# What to work on:
Restate the data below word for word. Skip any images it contains.
* * *
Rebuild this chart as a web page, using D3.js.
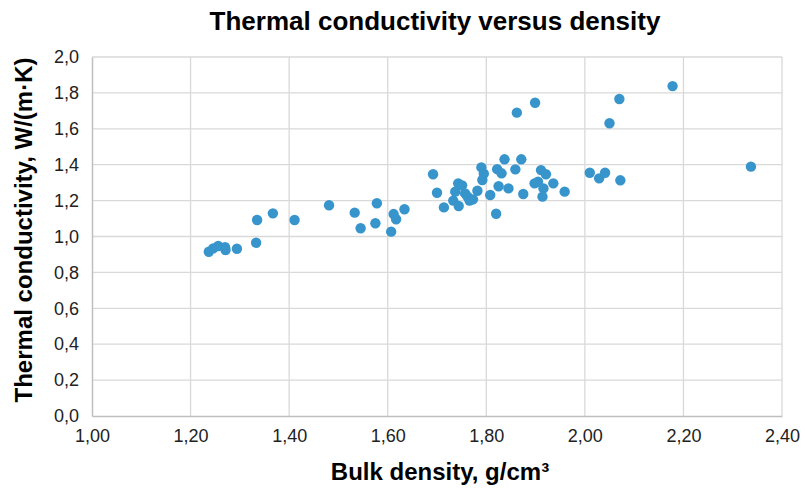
<!DOCTYPE html>
<html><head><meta charset="utf-8">
<script src="https://cdn.jsdelivr.net/npm/d3@7"></script>
<style>body{margin:0;background:#fff;} svg{display:block;font-family:"Liberation Sans",Arial,sans-serif;}</style>
</head><body><svg id="c" width="805" height="491"></svg>
<script>
const density = [1.237,1.246,1.256,1.270,1.271,1.294,1.333,1.335,1.367,1.411,1.481,1.533,1.545,1.578,1.575,1.607,1.612,1.617,1.634,1.692,1.700,1.714,1.733,1.737,1.743,1.751,1.744,1.757,1.762,1.766,1.773,1.782,1.790,1.795,1.792,1.808,1.820,1.822,1.831,1.825,1.837,1.845,1.859,1.871,1.875,1.862,1.899,1.898,1.905,1.911,1.921,1.916,1.914,1.936,1.959,2.010,2.029,2.041,2.050,2.070,2.072,2.178,2.337];
const conductivity = [0.915,0.934,0.947,0.940,0.925,0.932,0.965,1.092,1.129,1.092,1.174,1.133,1.046,1.185,1.074,1.027,1.125,1.096,1.152,1.347,1.244,1.162,1.200,1.250,1.296,1.285,1.170,1.240,1.222,1.200,1.207,1.255,1.385,1.350,1.315,1.231,1.127,1.375,1.352,1.280,1.430,1.268,1.374,1.430,1.237,1.690,1.745,1.296,1.305,1.370,1.347,1.268,1.222,1.296,1.250,1.355,1.324,1.355,1.631,1.766,1.313,1.838,1.389];
const xTicks = [1.0,1.2,1.4,1.6,1.8,2.0,2.2,2.4];
const yTicks = [0.0,0.2,0.4,0.6,0.8,1.0,1.2,1.4,1.6,1.8,2.0];
const title = "Thermal conductivity versus density";
const xTitle = "Bulk density, g/cm³";
const yTitle = "Thermal conductivity, W/(m·K)";

const svg = d3.select("#c");
const L=92, R=782, T=57, B=416;
const x = d3.scaleLinear().domain([1.0,2.4]).range([L,R]);
const y = d3.scaleLinear().domain([0,2.0]).range([B,T]);
const fmt = d => d.toFixed(2).replace(".", ",");
const fmtY = d => d.toFixed(1).replace(".", ",");

// gridlines
svg.append("g").selectAll("line").data(yTicks.slice(1)).join("line")
  .attr("x1",L).attr("x2",R).attr("y1",d=>y(d)).attr("y2",d=>y(d))
  .attr("stroke","#d9d9d9").attr("stroke-width",1.3);
svg.append("g").selectAll("line").data(xTicks.slice(1)).join("line")
  .attr("y1",T).attr("y2",B).attr("x1",d=>x(d)).attr("x2",d=>x(d))
  .attr("stroke","#d9d9d9").attr("stroke-width",1.3);

// axes
const xa = svg.append("g").attr("transform",`translate(0,${B})`)
  .call(d3.axisBottom(x).tickValues(xTicks).tickFormat(fmt).tickSize(0).tickPadding(13));
const ya = svg.append("g").attr("transform",`translate(${L},0)`)
  .call(d3.axisLeft(y).tickValues(yTicks).tickFormat(fmtY).tickSize(0).tickPadding(13));
[xa,ya].forEach(a=>{
  a.select(".domain").attr("stroke","#bfbfbf").attr("stroke-width",1.5);
  a.selectAll("text").attr("font-size",18).attr("fill","#222").attr("font-family","'Liberation Sans',Arial,sans-serif");
});

// points
svg.append("g").selectAll("circle").data(density.map((d,i)=>[d,conductivity[i]])).join("circle")
  .attr("cx",d=>x(d[0])).attr("cy",d=>y(d[1])).attr("r",5.2)
  .attr("fill","#3795cc");

// titles
svg.append("text").attr("x",435).attr("y",30).attr("text-anchor","middle")
  .attr("font-size",26).attr("font-weight","bold").attr("fill","#000").text(title);
svg.append("text").attr("x",440).attr("y",480).attr("text-anchor","middle")
  .attr("font-size",24).attr("font-weight","bold").attr("fill","#000").text(xTitle);
svg.append("text").attr("transform",`translate(32,230) rotate(-90)`).attr("text-anchor","middle")
  .attr("font-size",24).attr("font-weight","bold").attr("fill","#000").text(yTitle);
</script></body></html>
* * *
# Solution to this exercise:
Rebuild this chart as a web page, using D3.js.
<!DOCTYPE html>
<html><head><meta charset="utf-8">
<script src="https://cdn.jsdelivr.net/npm/d3@7"></script>
<style>body{margin:0;background:#fff;} svg{display:block;font-family:"Liberation Sans",Arial,sans-serif;}</style>
</head><body><svg id="c" width="805" height="491"></svg>
<script>
const density = [1.237,1.246,1.256,1.270,1.271,1.294,1.333,1.335,1.367,1.411,1.481,1.533,1.545,1.578,1.575,1.607,1.612,1.617,1.634,1.692,1.700,1.714,1.733,1.737,1.743,1.751,1.744,1.757,1.762,1.766,1.773,1.782,1.790,1.795,1.792,1.808,1.820,1.822,1.831,1.825,1.837,1.845,1.859,1.871,1.875,1.862,1.899,1.898,1.905,1.911,1.921,1.916,1.914,1.936,1.959,2.010,2.029,2.041,2.050,2.070,2.072,2.178,2.337];
const conductivity = [0.915,0.934,0.947,0.940,0.925,0.932,0.965,1.092,1.129,1.092,1.174,1.133,1.046,1.185,1.074,1.027,1.125,1.096,1.152,1.347,1.244,1.162,1.200,1.250,1.296,1.285,1.170,1.240,1.222,1.200,1.207,1.255,1.385,1.350,1.315,1.231,1.127,1.375,1.352,1.280,1.430,1.268,1.374,1.430,1.237,1.690,1.745,1.296,1.305,1.370,1.347,1.268,1.222,1.296,1.250,1.355,1.324,1.355,1.631,1.766,1.313,1.838,1.389];
const xTicks = [1.0,1.2,1.4,1.6,1.8,2.0,2.2,2.4];
const yTicks = [0.0,0.2,0.4,0.6,0.8,1.0,1.2,1.4,1.6,1.8,2.0];
const title = "Thermal conductivity versus density";
const xTitle = "Bulk density, g/cm³";
const yTitle = "Thermal conductivity, W/(m·K)";

const svg = d3.select("#c");
const L=92, R=782, T=57, B=416;
const x = d3.scaleLinear().domain([1.0,2.4]).range([L,R]);
const y = d3.scaleLinear().domain([0,2.0]).range([B,T]);
const fmt = d => d.toFixed(2).replace(".", ",");
const fmtY = d => d.toFixed(1).replace(".", ",");

// gridlines
svg.append("g").selectAll("line").data(yTicks.slice(1)).join("line")
  .attr("x1",L).attr("x2",R).attr("y1",d=>y(d)).attr("y2",d=>y(d))
  .attr("stroke","#d9d9d9").attr("stroke-width",1.3);
svg.append("g").selectAll("line").data(xTicks.slice(1)).join("line")
  .attr("y1",T).attr("y2",B).attr("x1",d=>x(d)).attr("x2",d=>x(d))
  .attr("stroke","#d9d9d9").attr("stroke-width",1.3);

// axes
const xa = svg.append("g").attr("transform",`translate(0,${B})`)
  .call(d3.axisBottom(x).tickValues(xTicks).tickFormat(fmt).tickSize(0).tickPadding(13));
const ya = svg.append("g").attr("transform",`translate(${L},0)`)
  .call(d3.axisLeft(y).tickValues(yTicks).tickFormat(fmtY).tickSize(0).tickPadding(13));
[xa,ya].forEach(a=>{
  a.select(".domain").attr("stroke","#bfbfbf").attr("stroke-width",1.5);
  a.selectAll("text").attr("font-size",18).attr("fill","#222").attr("font-family","'Liberation Sans',Arial,sans-serif");
});

// points
svg.append("g").selectAll("circle").data(density.map((d,i)=>[d,conductivity[i]])).join("circle")
  .attr("cx",d=>x(d[0])).attr("cy",d=>y(d[1])).attr("r",5.2)
  .attr("fill","#3795cc");

// titles
svg.append("text").attr("x",435).attr("y",30).attr("text-anchor","middle")
  .attr("font-size",26).attr("font-weight","bold").attr("fill","#000").text(title);
svg.append("text").attr("x",440).attr("y",480).attr("text-anchor","middle")
  .attr("font-size",24).attr("font-weight","bold").attr("fill","#000").text(xTitle);
svg.append("text").attr("transform",`translate(32,230) rotate(-90)`).attr("text-anchor","middle")
  .attr("font-size",24).attr("font-weight","bold").attr("fill","#000").text(yTitle);
</script></body></html>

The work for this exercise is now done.